The original schedule was criticized by market makers because they said it strained their technology resources.

In addition, adopting the OATS requirements, mandated by the SEC, was making life difficult for traders coping with other major changes, such as the order handling rules.

SIA

As previously reported, the Securities Industry Association's OATS Ad Hoc Committee complained that more time was required to comply with the workload involving OATS.

"A technological undertaking of this kind requires more time [to program and to test]," stated the committee chairman, Bernard L. Madoff, in a letter to the SEC.

The SIA committee had warned that the original schedule put an unfair burden on small and medium-sized Nasdaq trading desks that were unlikely to have the order flow to run in-house audit-trail systems.

Their only option was to use service bureaus and their clearing firms, the committee stressed. Indeed, the real winners would be clearing firms that offer "one-stop shopping [for their correspondents]," the SIA committee maintained.

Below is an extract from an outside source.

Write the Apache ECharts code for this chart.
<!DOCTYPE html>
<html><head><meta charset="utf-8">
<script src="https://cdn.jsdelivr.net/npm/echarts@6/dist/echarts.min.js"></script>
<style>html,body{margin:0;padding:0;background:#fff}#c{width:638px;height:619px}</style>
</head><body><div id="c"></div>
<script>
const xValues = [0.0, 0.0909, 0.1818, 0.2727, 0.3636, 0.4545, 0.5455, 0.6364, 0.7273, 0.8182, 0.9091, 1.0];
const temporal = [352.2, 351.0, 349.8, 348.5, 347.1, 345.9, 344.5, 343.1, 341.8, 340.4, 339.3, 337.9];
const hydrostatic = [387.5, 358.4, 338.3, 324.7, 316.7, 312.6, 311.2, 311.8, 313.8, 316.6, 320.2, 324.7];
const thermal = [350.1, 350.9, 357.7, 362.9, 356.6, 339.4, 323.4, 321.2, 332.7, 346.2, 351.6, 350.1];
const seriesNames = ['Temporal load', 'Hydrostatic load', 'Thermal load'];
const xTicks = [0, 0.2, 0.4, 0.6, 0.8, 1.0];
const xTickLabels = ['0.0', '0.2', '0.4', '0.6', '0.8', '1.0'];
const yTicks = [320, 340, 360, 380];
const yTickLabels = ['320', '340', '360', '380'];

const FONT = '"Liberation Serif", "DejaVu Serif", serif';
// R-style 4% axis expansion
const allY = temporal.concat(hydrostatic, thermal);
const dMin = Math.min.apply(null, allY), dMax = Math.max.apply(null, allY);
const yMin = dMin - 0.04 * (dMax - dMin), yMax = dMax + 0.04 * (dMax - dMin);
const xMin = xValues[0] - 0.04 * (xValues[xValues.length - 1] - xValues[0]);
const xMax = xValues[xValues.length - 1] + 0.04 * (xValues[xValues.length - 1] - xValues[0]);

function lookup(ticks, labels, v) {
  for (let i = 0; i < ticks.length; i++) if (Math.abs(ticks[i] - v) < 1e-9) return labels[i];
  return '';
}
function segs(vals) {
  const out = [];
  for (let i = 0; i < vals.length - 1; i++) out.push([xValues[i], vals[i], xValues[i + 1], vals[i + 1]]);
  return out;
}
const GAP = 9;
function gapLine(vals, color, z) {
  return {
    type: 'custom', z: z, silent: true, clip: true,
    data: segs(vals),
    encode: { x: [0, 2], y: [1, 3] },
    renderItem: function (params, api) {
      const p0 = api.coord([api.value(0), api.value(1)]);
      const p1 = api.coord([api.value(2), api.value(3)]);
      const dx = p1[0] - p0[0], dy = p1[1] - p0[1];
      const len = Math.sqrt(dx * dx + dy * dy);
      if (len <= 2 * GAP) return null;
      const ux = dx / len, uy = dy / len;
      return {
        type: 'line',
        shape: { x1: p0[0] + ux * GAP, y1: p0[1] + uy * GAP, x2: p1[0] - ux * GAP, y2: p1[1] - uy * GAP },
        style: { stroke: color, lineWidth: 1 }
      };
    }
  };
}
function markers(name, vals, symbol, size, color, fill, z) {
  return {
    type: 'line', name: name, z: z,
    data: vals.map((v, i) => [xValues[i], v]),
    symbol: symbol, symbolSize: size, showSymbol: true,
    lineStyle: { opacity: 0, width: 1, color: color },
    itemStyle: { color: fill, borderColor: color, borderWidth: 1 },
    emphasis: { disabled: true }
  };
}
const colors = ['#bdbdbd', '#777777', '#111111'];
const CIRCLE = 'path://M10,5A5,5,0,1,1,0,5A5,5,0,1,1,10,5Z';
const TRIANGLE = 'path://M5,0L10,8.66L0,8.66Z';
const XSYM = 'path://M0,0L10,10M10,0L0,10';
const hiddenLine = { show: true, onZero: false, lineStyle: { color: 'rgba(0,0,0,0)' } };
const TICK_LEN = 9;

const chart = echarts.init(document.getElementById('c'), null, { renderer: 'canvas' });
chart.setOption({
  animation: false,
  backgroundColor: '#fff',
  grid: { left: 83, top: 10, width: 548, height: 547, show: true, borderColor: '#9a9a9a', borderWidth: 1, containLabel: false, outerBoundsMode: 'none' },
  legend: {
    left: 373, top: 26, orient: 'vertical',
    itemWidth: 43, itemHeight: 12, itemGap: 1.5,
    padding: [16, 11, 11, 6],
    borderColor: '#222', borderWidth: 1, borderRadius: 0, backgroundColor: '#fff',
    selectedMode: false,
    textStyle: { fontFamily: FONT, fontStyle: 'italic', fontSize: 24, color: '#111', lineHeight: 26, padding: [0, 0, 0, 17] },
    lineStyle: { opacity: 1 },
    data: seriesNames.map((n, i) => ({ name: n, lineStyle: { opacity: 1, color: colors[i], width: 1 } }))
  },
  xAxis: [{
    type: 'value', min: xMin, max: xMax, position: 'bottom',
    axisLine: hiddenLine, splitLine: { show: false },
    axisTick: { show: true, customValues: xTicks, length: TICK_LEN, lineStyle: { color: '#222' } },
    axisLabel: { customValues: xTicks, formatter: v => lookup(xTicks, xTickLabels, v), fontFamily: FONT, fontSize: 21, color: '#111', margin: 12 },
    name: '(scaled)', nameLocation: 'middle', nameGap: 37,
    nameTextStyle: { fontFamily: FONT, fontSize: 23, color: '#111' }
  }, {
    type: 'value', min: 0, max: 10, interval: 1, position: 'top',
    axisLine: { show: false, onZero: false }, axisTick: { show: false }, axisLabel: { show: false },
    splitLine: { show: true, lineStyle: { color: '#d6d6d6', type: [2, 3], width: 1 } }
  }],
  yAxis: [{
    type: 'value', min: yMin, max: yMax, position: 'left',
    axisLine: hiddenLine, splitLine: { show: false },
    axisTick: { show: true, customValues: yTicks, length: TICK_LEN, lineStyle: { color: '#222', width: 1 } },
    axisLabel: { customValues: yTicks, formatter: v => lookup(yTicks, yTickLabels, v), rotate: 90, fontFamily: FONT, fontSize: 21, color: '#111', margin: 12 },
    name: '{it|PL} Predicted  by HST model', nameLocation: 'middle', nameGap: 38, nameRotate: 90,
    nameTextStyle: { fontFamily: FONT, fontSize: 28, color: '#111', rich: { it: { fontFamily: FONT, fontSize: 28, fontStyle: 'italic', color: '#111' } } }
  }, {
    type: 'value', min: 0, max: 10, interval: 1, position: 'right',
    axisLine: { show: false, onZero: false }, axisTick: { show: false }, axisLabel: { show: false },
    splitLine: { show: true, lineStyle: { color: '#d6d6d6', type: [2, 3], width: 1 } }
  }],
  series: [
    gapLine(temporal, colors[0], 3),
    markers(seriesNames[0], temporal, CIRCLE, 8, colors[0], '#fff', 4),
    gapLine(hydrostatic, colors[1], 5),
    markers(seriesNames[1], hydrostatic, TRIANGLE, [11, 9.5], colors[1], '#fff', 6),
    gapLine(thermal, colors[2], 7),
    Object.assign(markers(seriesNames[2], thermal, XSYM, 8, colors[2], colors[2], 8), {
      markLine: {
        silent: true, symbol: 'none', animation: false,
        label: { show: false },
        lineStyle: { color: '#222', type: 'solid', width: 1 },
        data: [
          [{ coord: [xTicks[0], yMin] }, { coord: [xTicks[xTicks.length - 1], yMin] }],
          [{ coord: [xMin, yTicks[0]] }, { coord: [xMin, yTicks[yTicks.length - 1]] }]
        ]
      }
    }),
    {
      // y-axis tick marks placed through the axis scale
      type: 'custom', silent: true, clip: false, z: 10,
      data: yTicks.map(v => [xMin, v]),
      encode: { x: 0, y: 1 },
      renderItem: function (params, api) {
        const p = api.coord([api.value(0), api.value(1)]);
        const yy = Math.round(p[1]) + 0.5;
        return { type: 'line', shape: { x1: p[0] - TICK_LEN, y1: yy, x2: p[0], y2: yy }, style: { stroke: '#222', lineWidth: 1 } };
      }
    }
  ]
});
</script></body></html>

The SEC is expected to approve the NASD's revised OATS plan, according to industry sources.

NASD Reg Wants Year 2000 Compliance

NASD Regulation has come down firmly on member firms on Year 2000 compliance. The regulatory subsidiary of the National Association of Securities Dealers has demanded that members report on their progress in making their computer systems compliant.

Mary Shapiro, president of NASD Regulation, said in a prepared statement that it is essential that broker dealers' computer systems continue to operate successfully after Dec. 31, 1999.

"It is imperative that firms aggressively take on the Year 2000 challenge, and that the automated systems they rely on to meet their regulatory, market-participant and investor-protection obligations be Year 2000-compliant," she said.

NASD Regulation's request was announced in a so-called NASD Special Notice to Members. The notice stated that it is the responsibility of members to analyze the readiness of their own automated systems.